A year ago HMRC published a draft Order to amend provisions for payment of dependant's pensions post-A Day in the Taxation of Pension Schemes (Transitional Provisions) Order 2006 (SI 2006/572) (see Aries article). The final version has been squeezed out this week, just before Parliament rose for the summer recess.

The Taxation of Pension Schemes (Transitional Provisions) (Amendment No.2) Order 2009 (SI 2009/1989) rewords Art 34 entirely and inserts a new Art 34A, allowing some pensions to be paid to dependent children who are over the age 23 without attracting tax charges of up to 70% as unauthorised payments. It also creates a new Art. 34B, permitting the same transitional protection to continue following a block transfer (or a series of block transfers) arising from a corporate or pension scheme reorganisation.

Until 1 September 2009, when the new rules come into force (backdated to 6 April 2006), the pension tax rules require that a pension paid to a child of a deceased member of a registered pension scheme must cease when that child reaches age 23, unless the child qualifies for a dependant's pension on grounds of incapacity or the pension is covered by the transitional provisions in Art. 34. In particular, Art. 34 covers cases where the scheme rules permit this pension to be paid until the child ceases full-time education or vocational training.

With others, Aries argued that the law unfairly denied pensions to financially dependent children over 23, for example those who had given up their job to care for an elderly parent. The amendments made by this Order will give limited transitional protection to such pensions, where entitlement arose or could have arisen before 1 July 2008 (the date on which the proposal to make these amendments was made public).

To qualify, the scheme rules on 5 April 2006 must have permitted a child's pension to be paid in cases of financial dependence or mutual financial dependence, and in addition one of the following conditions must be met:

  • the member's pension was in payment on or before 1 July 2008;
  • the pension death benefit was in payment on 1 July 2008;
  • the entitlement to the pension death benefit arose before 1 July 2008; or
  • the entitlement to the pension death benefit was subject to the discretion of the trustees of the scheme and the discretion was capable of being exercised (in favour of the child having such an entitlement) so that the entitlement could have arisen before 1 July 2008.

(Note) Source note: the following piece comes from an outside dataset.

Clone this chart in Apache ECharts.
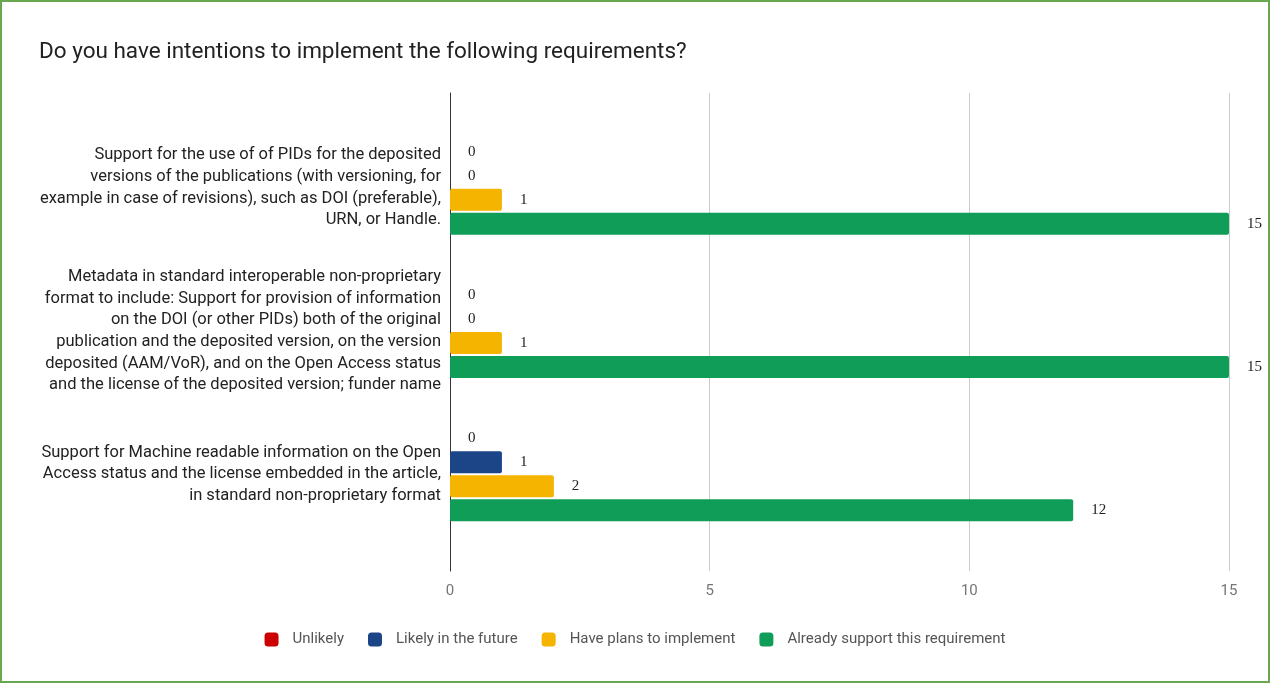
<!DOCTYPE html>
<html>
<head>
<meta charset="utf-8">
<script src="https://cdn.jsdelivr.net/npm/echarts@6/dist/echarts.min.js"></script>
<style>
  html, body { margin: 0; padding: 0; background: #fff; }
  #chart { position: absolute; left: 0; top: 0; width: 1270px; height: 683px; }
  #frame { position: absolute; left: 0; top: 0; width: 1270px; height: 683px; box-sizing: border-box; border: 2px solid #6aa84f; pointer-events: none; }
</style>
</head>
<body>
<div id="chart"></div>
<div id="frame"></div>
<script>
const categories = [
  'Support for the use of of PIDs for the deposited\nversions of the publications (with versioning, for\nexample in case of revisions), such as DOI (preferable),\nURN, or Handle.',
  'Metadata in standard interoperable non-proprietary\nformat to include: Support for provision of information\non the DOI (or other PIDs) both of the original\npublication and the deposited version, on the version\ndeposited (AAM/VoR), and on the Open Access status\nand the license of the deposited version; funder name',
  'Support for Machine readable information on the Open\nAccess status and the license embedded in the article,\nin standard non-proprietary format'
]
const seriesNames = ['Unlikely', 'Likely in the future', 'Have plans to implement', 'Already support this requirement']
const unlikely = [0, 0, 0]
const likelyFuture = [0, 0, 1]
const havePlans = [1, 1, 2]
const alreadySupport = [15, 15, 12]
const colors = ['#cc0000', '#1c4587', '#f4b400', '#0f9d58']
const xTicks = [0, 5, 10, 15]

const values = [unlikely, likelyFuture, havePlans, alreadySupport]

let chart = echarts.init(document.getElementById('chart'))

let series = seriesNames.map(function (name, i) {
  return {
    name: name,
    type: 'bar',
    xAxisIndex: 1,
    yAxisIndex: 1,
    barWidth: 22,
    barGap: '9%',
    itemStyle: {color: colors[i], borderRadius: 2},
    label: {
      show: true,
      position: 'right',
      distance: 18,
      color: '#222',
      fontFamily: 'Liberation Serif',
      fontSize: 15
    },
    data: values[i]
  }
})

let option = {
  animation: false,
  color: colors,
  title: {
    text: 'Do you have intentions to implement the following requirements?',
    left: 34,
    top: 36,
    textStyle: {fontFamily: 'Roboto', fontSize: 22.5, fontWeight: 'normal', color: '#222'}
  },
  legend: {
    bottom: 31,
    left: 'center',
    itemWidth: 14,
    itemHeight: 14,
    itemGap: 24,
    icon: 'roundRect',
    textStyle: {fontFamily: 'Roboto', fontSize: 15, color: '#555', padding: [0, 0, 0, 9]},
    data: seriesNames
  },
  grid: [
    {left: 450, right: 41, top: 93, bottom: 112},
    {left: 450, right: 41, top: 116, height: 430}
  ],
  xAxis: [
    {
      gridIndex: 0,
      type: 'value',
      min: xTicks[0],
      max: xTicks[xTicks.length - 1],
      interval: xTicks[1] - xTicks[0],
      axisLine: {show: false},
      axisTick: {show: false},
      splitLine: {lineStyle: {color: '#cccccc', width: 1}},
      axisLabel: {margin: 13, fontFamily: 'Roboto', fontSize: 15, color: '#757575'}
    },
    {
      gridIndex: 1,
      type: 'value',
      min: 0,
      max: 15,
      show: false
    }
  ],
  yAxis: [
    {
      gridIndex: 0,
      type: 'category',
      data: [''],
      axisLine: {lineStyle: {color: '#333', width: 1}},
      axisTick: {show: false},
      axisLabel: {show: false}
    },
    {
      gridIndex: 1,
      type: 'category',
      inverse: true,
      data: categories,
      axisLine: {show: false},
      axisTick: {show: false},
      axisLabel: {
        margin: 9,
        fontFamily: 'Roboto',
        fontSize: 16.5,
        lineHeight: 21.6,
        color: '#222',
        align: 'right',
        backgroundColor: 'rgba(255,255,255,0)',
        padding: [7, 0, 0, 0]
      }
    }
  ],
  series: series
}

chart.setOption(option)
</script>
</body>
</html>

Disappointingly the law remains discriminatory, however. Under the definition of "dependant" (FA 2004 Sch 28 para 15), a dependant's pension can be provided to any adult carer (including a stepchild) who is financially dependent or mutually financially dependent on the member - except a natural child. The new rules provide only a limited correction to this anomaly: natural children who are outside their scope cannot benefit.